A lot of additional blanks will be generated
I try to convert a html file to docx using the library. If i try it every blank in the tempate will be converted in a blank in the dockument. I used a template like
String html=" <html><body><b>Type:</b> <span style='font-size: 10.0pt; font-family: \"Arial\", \"sans-serif\"'>TEXT</span>\n" +
" <br/>\n" +
" <span style='font-size: 10.0pt; font-family: \"Arial\", \"sans-serif\"'>\n" +
" <b> another text: </b><span>10.0</span>\n" +
" </span></body></html>";
WordprocessingMLPackage wordMLPackage = WordprocessingMLPackage.createPackage();
XHTMLImporterImpl XHTMLImporter = new XHTMLImporterImpl(wordMLPackage);
wordMLPackage.getMainDocumentPart().getContent().addAll(
XHTMLImporter.convert( html, null) );
String docx = XmlUtils.marshaltoString(wordMLPackage
.getMainDocumentPart().getJaxbElement(), true, true);
FileOutputStream outputStream = new FileOutputStream("C:/jmu/tmp/generated.docx");
Save saver = new Save(wordMLPackage);
saver.save(outputStream);
And the result looks like:
Type: TEXT
another text: 10.0
expected:
Type: TEXT another text: 10.0
I had the same issue.
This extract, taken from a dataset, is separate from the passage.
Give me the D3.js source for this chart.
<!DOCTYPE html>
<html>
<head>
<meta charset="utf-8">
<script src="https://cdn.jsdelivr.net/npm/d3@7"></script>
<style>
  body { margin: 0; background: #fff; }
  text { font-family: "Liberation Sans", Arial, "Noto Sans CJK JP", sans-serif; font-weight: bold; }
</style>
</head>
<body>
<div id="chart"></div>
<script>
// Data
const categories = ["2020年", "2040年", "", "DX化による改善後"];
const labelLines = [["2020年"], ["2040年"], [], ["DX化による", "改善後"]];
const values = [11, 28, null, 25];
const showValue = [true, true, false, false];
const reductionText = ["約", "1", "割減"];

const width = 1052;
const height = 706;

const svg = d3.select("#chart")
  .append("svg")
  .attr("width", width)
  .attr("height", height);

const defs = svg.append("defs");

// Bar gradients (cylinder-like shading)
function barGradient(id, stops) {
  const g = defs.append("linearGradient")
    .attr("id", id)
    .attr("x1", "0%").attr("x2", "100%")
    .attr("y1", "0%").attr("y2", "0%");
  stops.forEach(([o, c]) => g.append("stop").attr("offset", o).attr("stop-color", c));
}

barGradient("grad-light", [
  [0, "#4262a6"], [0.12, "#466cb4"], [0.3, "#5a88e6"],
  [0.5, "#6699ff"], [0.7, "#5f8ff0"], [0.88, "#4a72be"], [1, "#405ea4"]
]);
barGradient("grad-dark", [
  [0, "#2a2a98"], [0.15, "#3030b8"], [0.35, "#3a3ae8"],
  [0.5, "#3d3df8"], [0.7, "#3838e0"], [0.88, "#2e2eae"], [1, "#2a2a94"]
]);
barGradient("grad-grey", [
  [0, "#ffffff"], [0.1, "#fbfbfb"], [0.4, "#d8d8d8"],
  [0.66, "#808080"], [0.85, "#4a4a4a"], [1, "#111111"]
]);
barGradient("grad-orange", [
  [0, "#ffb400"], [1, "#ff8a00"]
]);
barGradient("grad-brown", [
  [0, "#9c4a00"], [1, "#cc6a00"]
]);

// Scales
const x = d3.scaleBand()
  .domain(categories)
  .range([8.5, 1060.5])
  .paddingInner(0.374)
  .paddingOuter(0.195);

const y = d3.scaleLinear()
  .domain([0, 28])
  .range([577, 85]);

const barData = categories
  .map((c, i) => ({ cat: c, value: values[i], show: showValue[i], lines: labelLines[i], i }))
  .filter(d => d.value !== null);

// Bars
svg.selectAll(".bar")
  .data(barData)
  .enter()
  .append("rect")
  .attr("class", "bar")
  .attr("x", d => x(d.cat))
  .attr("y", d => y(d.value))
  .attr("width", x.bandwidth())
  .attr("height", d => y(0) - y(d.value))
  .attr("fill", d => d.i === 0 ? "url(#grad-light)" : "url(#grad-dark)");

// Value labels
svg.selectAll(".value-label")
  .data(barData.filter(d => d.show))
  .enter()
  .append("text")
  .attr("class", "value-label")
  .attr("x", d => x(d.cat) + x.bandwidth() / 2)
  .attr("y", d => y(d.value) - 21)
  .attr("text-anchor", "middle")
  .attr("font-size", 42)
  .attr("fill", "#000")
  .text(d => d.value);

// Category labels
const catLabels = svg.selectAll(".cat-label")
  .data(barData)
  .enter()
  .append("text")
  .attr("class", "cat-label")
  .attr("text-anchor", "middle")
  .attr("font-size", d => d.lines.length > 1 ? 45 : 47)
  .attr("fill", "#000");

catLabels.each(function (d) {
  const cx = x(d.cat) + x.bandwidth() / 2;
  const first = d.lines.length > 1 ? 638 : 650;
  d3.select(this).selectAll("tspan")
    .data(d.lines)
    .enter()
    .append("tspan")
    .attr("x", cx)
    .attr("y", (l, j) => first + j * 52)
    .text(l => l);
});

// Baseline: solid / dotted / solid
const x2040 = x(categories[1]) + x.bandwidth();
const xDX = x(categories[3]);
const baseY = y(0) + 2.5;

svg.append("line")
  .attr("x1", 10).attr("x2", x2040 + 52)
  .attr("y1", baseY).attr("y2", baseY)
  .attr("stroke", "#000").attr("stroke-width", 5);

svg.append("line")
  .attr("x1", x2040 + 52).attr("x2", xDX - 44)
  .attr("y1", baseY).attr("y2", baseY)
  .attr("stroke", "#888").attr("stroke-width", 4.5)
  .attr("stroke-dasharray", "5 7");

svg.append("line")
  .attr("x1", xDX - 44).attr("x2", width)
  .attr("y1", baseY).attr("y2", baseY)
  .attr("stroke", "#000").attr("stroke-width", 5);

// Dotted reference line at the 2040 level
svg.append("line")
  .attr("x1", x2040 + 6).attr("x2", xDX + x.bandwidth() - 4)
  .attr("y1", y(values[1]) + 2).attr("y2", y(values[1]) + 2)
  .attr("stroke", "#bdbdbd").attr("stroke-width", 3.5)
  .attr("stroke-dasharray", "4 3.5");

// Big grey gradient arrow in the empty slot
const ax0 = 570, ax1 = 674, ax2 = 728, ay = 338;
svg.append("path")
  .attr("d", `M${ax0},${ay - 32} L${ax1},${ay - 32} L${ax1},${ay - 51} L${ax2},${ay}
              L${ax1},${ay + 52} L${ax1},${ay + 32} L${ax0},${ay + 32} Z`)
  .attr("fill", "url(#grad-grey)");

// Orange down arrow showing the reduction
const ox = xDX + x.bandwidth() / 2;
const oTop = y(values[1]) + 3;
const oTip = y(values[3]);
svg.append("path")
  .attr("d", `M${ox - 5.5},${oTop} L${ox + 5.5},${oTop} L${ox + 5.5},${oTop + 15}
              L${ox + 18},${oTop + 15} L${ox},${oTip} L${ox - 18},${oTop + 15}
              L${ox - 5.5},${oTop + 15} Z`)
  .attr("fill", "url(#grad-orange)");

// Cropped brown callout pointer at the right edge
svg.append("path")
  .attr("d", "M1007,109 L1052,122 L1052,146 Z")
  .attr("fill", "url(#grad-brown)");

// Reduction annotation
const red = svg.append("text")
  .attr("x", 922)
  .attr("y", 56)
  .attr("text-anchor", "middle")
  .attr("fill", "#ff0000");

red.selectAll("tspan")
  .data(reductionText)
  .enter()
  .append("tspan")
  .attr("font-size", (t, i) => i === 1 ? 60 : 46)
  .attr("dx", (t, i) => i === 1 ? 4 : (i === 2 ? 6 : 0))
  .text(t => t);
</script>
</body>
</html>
Also when using an img-Tag.
Looking into the generated docx, I found that attribute space="preserve" seems to be the reason. This attribute is added in XHTMLImporterImpl.java.
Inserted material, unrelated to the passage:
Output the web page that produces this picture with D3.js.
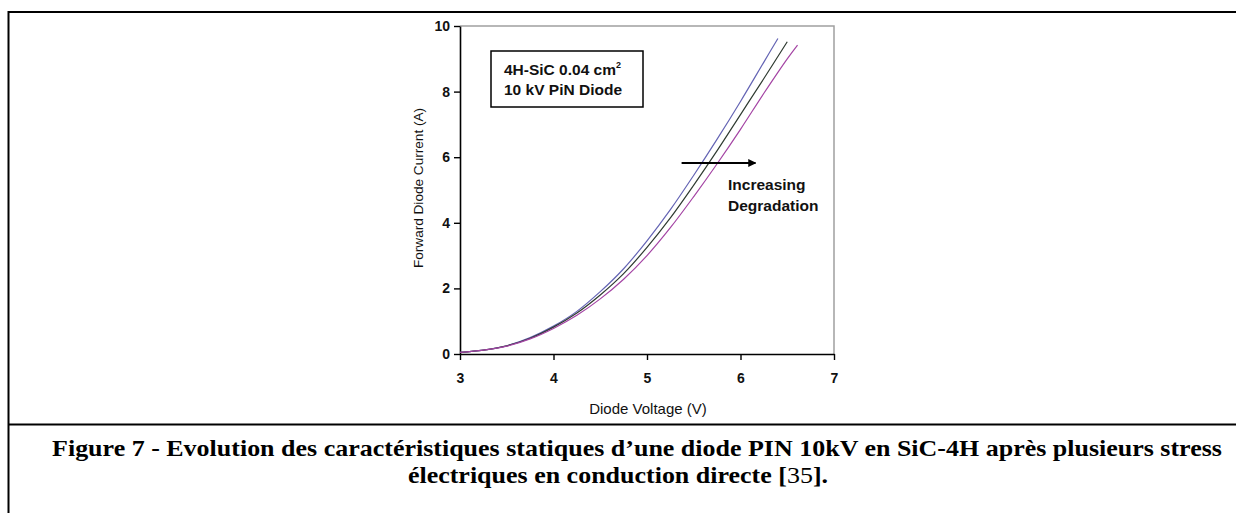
<!DOCTYPE html>
<html>
<head>
<meta charset="utf-8">
<script src="https://cdn.jsdelivr.net/npm/d3@7"></script>
<style>
  body { margin: 0; background: #fff; }
  svg { display: block; }
</style>
</head>
<body>
<svg id="chart" width="1236" height="513"></svg>
<script>
// voltage samples (V) and currents (A)
var voltBlue = [3.0, 3.25, 3.5, 3.75, 4.0, 4.25, 4.5, 4.75, 5.0, 5.25, 5.5, 5.75, 6.0, 6.25, 6.4];
var currBlue = [0.05, 0.12, 0.25, 0.5, 0.85, 1.3, 1.9, 2.6, 3.45, 4.4, 5.45, 6.55, 7.7, 8.9, 9.62];

var voltBlack = [3.0, 3.25, 3.5, 3.75, 4.0, 4.25, 4.5, 4.75, 5.0, 5.25, 5.5, 5.75, 6.0, 6.25, 6.5];
var currBlack = [0.05, 0.12, 0.25, 0.48, 0.82, 1.25, 1.8, 2.45, 3.25, 4.15, 5.15, 6.2, 7.3, 8.4, 9.52];

var voltPurple = [3.0, 3.25, 3.5, 3.75, 4.0, 4.25, 4.5, 4.75, 5.0, 5.25, 5.5, 5.75, 6.0, 6.25, 6.5, 6.61];
var currPurple = [0.05, 0.12, 0.24, 0.46, 0.78, 1.18, 1.68, 2.28, 3.0, 3.85, 4.8, 5.8, 6.85, 7.95, 9.0, 9.42];

var xTicks = [3, 4, 5, 6, 7];
var yTicks = [0, 2, 4, 6, 8, 10];

var curves = [
  { v: voltBlue, i: currBlue, color: '#6464b4' },
  { v: voltBlack, i: currBlack, color: '#2e3a30' },
  { v: voltPurple, i: currPurple, color: '#a444a4' }
];

var svg = d3.select('#chart');
var sans = 'Liberation Sans, Arial, sans-serif';

// page frame (part of the document table)
svg.append('line').attr('x1', 8.5).attr('x2', 1236).attr('y1', 12).attr('y2', 12)
  .style('stroke', '#000').style('stroke-width', 2);
svg.append('line').attr('x1', 8.5).attr('x2', 8.5).attr('y1', 11).attr('y2', 513)
  .style('stroke', '#000').style('stroke-width', 2);
svg.append('line').attr('x1', 8.5).attr('x2', 1236).attr('y1', 424.5).attr('y2', 424.5)
  .style('stroke', '#000').style('stroke-width', 2);

var margin = { top: 26, left: 460 };
var width = 374;
var height = 328;

var g = svg.append('g')
  .attr('transform', `translate(${margin.left}, ${margin.top})`);

var xScale = d3.scaleLinear().domain([3, 7]).range([0, width]);
var yScale = d3.scaleLinear().domain([0, 10]).range([height, 0]);

// grey top/right frame
g.append('path')
  .attr('d', `M0,0H${width}V${height}`)
  .style('fill', 'none')
  .style('stroke', '#a0a0a0')
  .style('stroke-width', 1.5);

var xAxis = d3.axisBottom(xScale).tickValues(xTicks).tickFormat(d3.format('d'))
  .tickSizeInner(6).tickSizeOuter(0).tickPadding(13);
var yAxis = d3.axisLeft(yScale).tickValues(yTicks).tickFormat(d3.format('d'))
  .tickSizeInner(6).tickSizeOuter(0).tickPadding(4);

g.append('g')
  .attr('transform', `translate(0, ${height})`)
  .call(xAxis);
g.append('g').call(yAxis);

g.selectAll('.domain').style('stroke', '#000').style('stroke-width', 1.6);
g.selectAll('.tick line').style('stroke', '#000').style('stroke-width', 1.4);
g.selectAll('.tick text')
  .style('font-family', sans)
  .style('font-weight', 'bold')
  .style('font-size', '14px')
  .style('fill', '#111');

var line = d3.line()
  .x(function (d) { return xScale(d[0]); })
  .y(function (d) { return yScale(d[1]); })
  .curve(d3.curveCatmullRom);

curves.forEach(function (c) {
  g.append('path')
    .datum(d3.zip(c.v, c.i))
    .attr('d', line)
    .style('fill', 'none')
    .style('stroke', c.color)
    .style('stroke-width', 1.2);
});

// axis titles
g.append('text')
  .attr('x', width / 2 + 1)
  .attr('y', height + 60)
  .attr('text-anchor', 'middle')
  .style('font-family', sans)
  .style('font-size', '15px')
  .style('fill', '#111')
  .text('Diode Voltage (V)');

g.append('text')
  .attr('transform', `translate(-37, ${height / 2 - 2}) rotate(-90)`)
  .attr('text-anchor', 'middle')
  .style('font-family', sans)
  .style('font-size', '13.6px')
  .style('fill', '#111')
  .text('Forward Diode Current (A)');

// label box
g.append('rect')
  .attr('x', 31).attr('y', 25).attr('width', 152).attr('height', 56)
  .style('fill', '#fff')
  .style('stroke', '#000')
  .style('stroke-width', 1.5);

var boxText = g.append('text')
  .style('font-family', sans)
  .style('font-weight', 'bold')
  .style('font-size', '15.5px')
  .style('fill', '#111');
var l1 = boxText.append('tspan').attr('x', 44).attr('y', 49).text('4H-SiC 0.04 cm');
l1.append('tspan').attr('dy', -7).style('font-size', '9px').text('2');
boxText.append('tspan').attr('x', 44).attr('y', 69).text('10 kV PiN Diode');

// degradation arrow
svg.append('defs').append('marker')
  .attr('id', 'head')
  .attr('viewBox', '0 0 10 10')
  .attr('refX', 9).attr('refY', 5)
  .attr('markerWidth', 4).attr('markerHeight', 4)
  .attr('orient', 'auto')
  .append('path').attr('d', 'M0,0L10,5L0,10Z').style('fill', '#000');

g.append('line')
  .attr('x1', xScale(5.37)).attr('x2', xScale(6.16))
  .attr('y1', 137).attr('y2', 137)
  .style('stroke', '#000')
  .style('stroke-width', 2)
  .attr('marker-end', 'url(#head)');

g.append('text')
  .attr('x', 268).attr('y', 164)
  .style('font-family', sans)
  .style('font-weight', 'bold')
  .style('font-size', '15.5px')
  .style('fill', '#111')
  .text('Increasing');
g.append('text')
  .attr('x', 268).attr('y', 185)
  .style('font-family', sans)
  .style('font-weight', 'bold')
  .style('font-size', '15.5px')
  .style('fill', '#111')
  .text('Degradation');

// caption (slightly widened glyphs, as in the scanned figure)
var sx = 1.13;
var cap = svg.append('text')
  .attr('transform', `scale(${sx}, 1)`)
  .attr('text-anchor', 'middle')
  .style('font-family', 'Liberation Serif, Times New Roman, serif')
  .style('font-weight', 'bold')
  .style('font-size', '23px')
  .style('fill', '#000');
cap.append('tspan').attr('x', 637 / sx).attr('y', 456)
  .text('Figure 7 - Evolution des caractéristiques statiques d’une diode PIN 10kV en SiC-4H après plusieurs stress');
var c2 = cap.append('tspan').attr('x', 618 / sx).attr('y', 483);
c2.append('tspan').text('électriques en conduction directe [');
c2.append('tspan').style('font-weight', 'normal').text('35');
c2.append('tspan').text('].');
</script>
</body>
</html>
I argue to remove this hardcoded "preserve" or make it configurable because whitespace in XML and HTML is ignored in most cases. If one really wants space in unusual places, one could use a non-breaking-space.
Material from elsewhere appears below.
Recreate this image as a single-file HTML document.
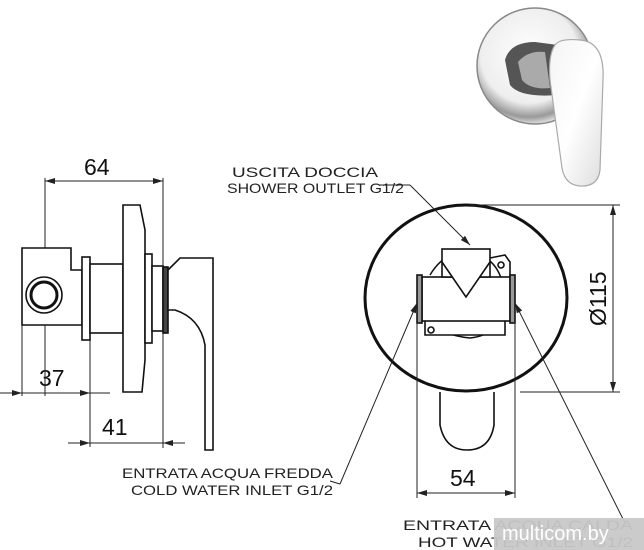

Anyway, my workaround is to remove the "preserve" arribute from the generated content:
private static void removeSpacePreserveRecursive(Object obj)
{
if (obj instanceof Text)
{
var text = (Text) obj;
if ("preserve".equals(text.getSpace()))
{
text.setSpace(null);
}
}
else if (obj instanceof ContentAccessor)
{
ContentAccessor contentAccessor = (ContentAccessor) obj;
for (Object child : contentAccessor.getContent())
{
removeSpacePreserveRecursive(child);
}
}
}
You can call this method, for example, on wordMLPackage.getMainDocumentPart().getJaxbElement().getBody().